October 21, 2012 in Business

Spokane’s Jim Brock turns gunsmithing into an art form

Michael Guilfoil Correspondent
 
Dan Pelle photoBuy this photo

Jim Brock, of Brock Gunsmithing Inc., displays a Colt 45 at his business in Spokane.
(Full-size photo)

Five facts

• Year business launched:  1971

• Number of employees: Brock and his wife, plus two full time and one part time

• Primary focus: Gun repair

• Busiest time of year: Autumn

• Contact: (509) 328- 9788; www.brocksgunsmithinginc.com

When Jim Brock was 7, a buddy came over one day, excited to show him the .22-caliber rifle the boy’s father had given him.

The gun didn’t shoot, he told Brock, because his dad had removed the firing pin.

“And I said, ‘Maybe we can make one,’ ” Brock recounted. So the boys went out to the garage, and with a nail, a hammer, a file and a hacksaw, they fashioned a crude firing pin.

“It worked,” Brock said with a mischievous grin. “And I’ve been hooked ever since.”

After retiring from a 22-year Army career (that did not include gunsmithing), Brock rented space in the Trap House, a now-defunct outdoor sports retailer, and set up shop.

“It was a huge success from the start,” he said, “and I’ve been doing it ever since.”

In 1980 he moved to his current location at 2104 N. Division St.

During a recent interview, Brock discussed his craft and how the business has evolved.

S-R: Do you remember your first gun?

Brock: It was a 12-gauge. I was 12 years old at the time, and I bought it myself. It cost me a week’s work in 1946, so probably six bucks.

S-R: Where did you learn gunsmithing?

Brock: I’m self-taught. I’ve also read about the major people in the industry and got hints from them.

S-R: What does a gunsmith do?

Brock: We’re like automobile mechanics. If something goes wrong with an engine, they get into it and fix it. The same with a gun. We replace broken parts, and if we can’t find them on old guns, we make them.

S-R: How has the firearms industry evolved in recent decades?

Brock: There are gobs of new guns out there, from .17-caliber all the way up to .50-caliber handheld guns. In the old days, the .50-caliber was a tripod-mounted gun that required a crew. No more.

S-R: There are other gunsmiths out there. What do you consider your niche?

Brock: My specialty is my knowledge of guns. People have known me for 41 years and know what I can do.

S-R: Guns seem to be more popular than ever in America. Are there more gunsmiths now than when you started?

Brock: No, there are fewer.

S-R: Why’s that?

Brock: Because it’s very expensive to get started. Nowadays you’d have to go to school for about three years. And to set up a shop like we have here would cost $200,000 to $300,000 for the equipment. So it’s a difficult business to break into. There are shade-tree mechanics out there who call themselves gunsmiths, and they can do certain things. But doing a major overhaul on a gun or building one from scratch takes more knowledge than the average guy has.

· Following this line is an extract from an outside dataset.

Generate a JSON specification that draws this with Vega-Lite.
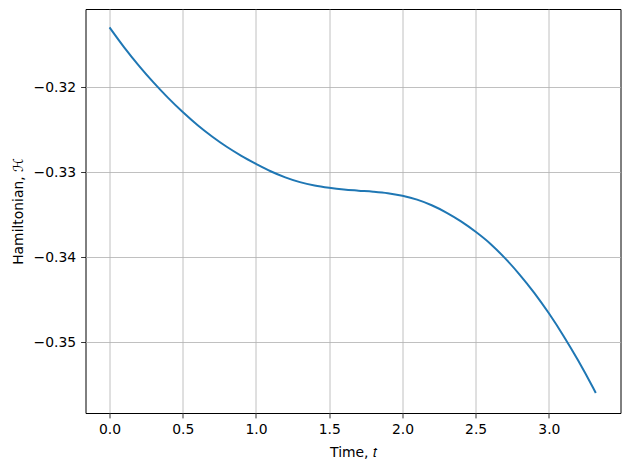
{
  "$schema": "https://vega.github.io/schema/vega-lite/v6.json",
  "width": 535,
  "height": 404,
  "autosize": {"type": "none"},
  "padding": {"left": 85.5, "top": 9, "right": 9.5, "bottom": 56},
  "background": "white",
  "config": {
    "view": {"stroke": "black", "strokeWidth": 1},
    "font": "DejaVu Sans",
    "axis": {
      "labelFont": "DejaVu Sans",
      "titleFont": "DejaVu Sans",
      "labelFontSize": 13.9,
      "titleFontSize": 13.9,
      "titleFontWeight": "normal",
      "labelColor": "black",
      "titleColor": "black",
      "tickColor": "black",
      "tickSize": 4.9,
      "tickWidth": 0.8,
      "domain": false,
      "gridColor": "#b0b0b0",
      "gridWidth": 0.8,
      "gridOpacity": 1,
      "labelPadding": 4.9
    }
  },
  "data": {
    "values": [
      {"t": 0.0, "H": -0.31295},
      {"t": 0.1, "H": -0.3153},
      {"t": 0.2, "H": -0.31745},
      {"t": 0.3, "H": -0.31943},
      {"t": 0.4, "H": -0.32125},
      {"t": 0.5, "H": -0.32292},
      {"t": 0.6, "H": -0.32444},
      {"t": 0.7, "H": -0.32579},
      {"t": 0.8, "H": -0.327},
      {"t": 0.9, "H": -0.32806},
      {"t": 1.0, "H": -0.329},
      {"t": 1.1, "H": -0.32988},
      {"t": 1.2, "H": -0.3306},
      {"t": 1.3, "H": -0.33116},
      {"t": 1.4, "H": -0.33156},
      {"t": 1.5, "H": -0.33183},
      {"t": 1.6, "H": -0.33203},
      {"t": 1.7, "H": -0.33216},
      {"t": 1.8, "H": -0.33228},
      {"t": 1.9, "H": -0.33246},
      {"t": 2.0, "H": -0.33277},
      {"t": 2.1, "H": -0.33322},
      {"t": 2.2, "H": -0.33388},
      {"t": 2.3, "H": -0.33474},
      {"t": 2.4, "H": -0.33578},
      {"t": 2.5, "H": -0.337},
      {"t": 2.6, "H": -0.3384},
      {"t": 2.7, "H": -0.3401},
      {"t": 2.8, "H": -0.34203},
      {"t": 2.9, "H": -0.34418},
      {"t": 3.0, "H": -0.34659},
      {"t": 3.1, "H": -0.34925},
      {"t": 3.2, "H": -0.35215},
      {"t": 3.3, "H": -0.3553},
      {"t": 3.32, "H": -0.35596}
    ]
  },
  "mark": {"type": "line", "color": "#1f77b4", "strokeWidth": 2, "interpolate": "monotone", "clip": true},
  "encoding": {
    "x": {
      "field": "t",
      "type": "quantitative",
      "scale": {"domain": [-0.164, 3.489], "nice": false, "zero": false},
      "axis": {
        "title": "Time, 𝑡",
        "values": [0, 0.5, 1, 1.5, 2, 2.5, 3],
        "format": ".1f",
        "titlePadding": 9
      }
    },
    "y": {
      "field": "H",
      "type": "quantitative",
      "scale": {"domain": [-0.35832, -0.31079], "nice": false, "zero": false},
      "axis": {
        "title": "Hamiltonian, ℋ",
        "values": [-0.35, -0.34, -0.33, -0.32],
        "format": ".2f",
        "labelExpr": "replace(datum.label, '-', '−')",
        "titlePadding": 8
      }
    }
  }
}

S-R: What do you like most about gunsmithing?

Brock: The mechanical end of it. I can look at a gun and tell you what parts are in it and how they go together. Those are things I find very interesting.

S-R: Who are your customers?

Brock: We get a wide range, but mostly today it’s hunters, whereas 20 years ago it was competitive trap shooters.

S-R: Beside repairs and some retail sales, what services do you offer?

Brock: We custom-build rifles from scratch. I designed a multibarrel rifle that runs about $3,500 for a stock and three barrels – (one each for) small game, medium and large game.

S-R: When was business best?

Brock: Back in the ’80s and ’90s.

S-R: Has the recession affected business?

Brock: A little bit.

S-R: How about publicity related to Olympic shooting events?

Brock: Yes. And I’ve had a couple of customers who were Olympic gold medalists. I took care of their firearms.

S-R: What is your business philosophy?

Brock: Keep busy and do what you love. I could retire anytime I want to, but I love what I do.

S-R: How do you relax?

Brock: Fixing guns. I also love to fish. But it’s been so darn busy the last couple of years that I haven’t been able to do any fishing.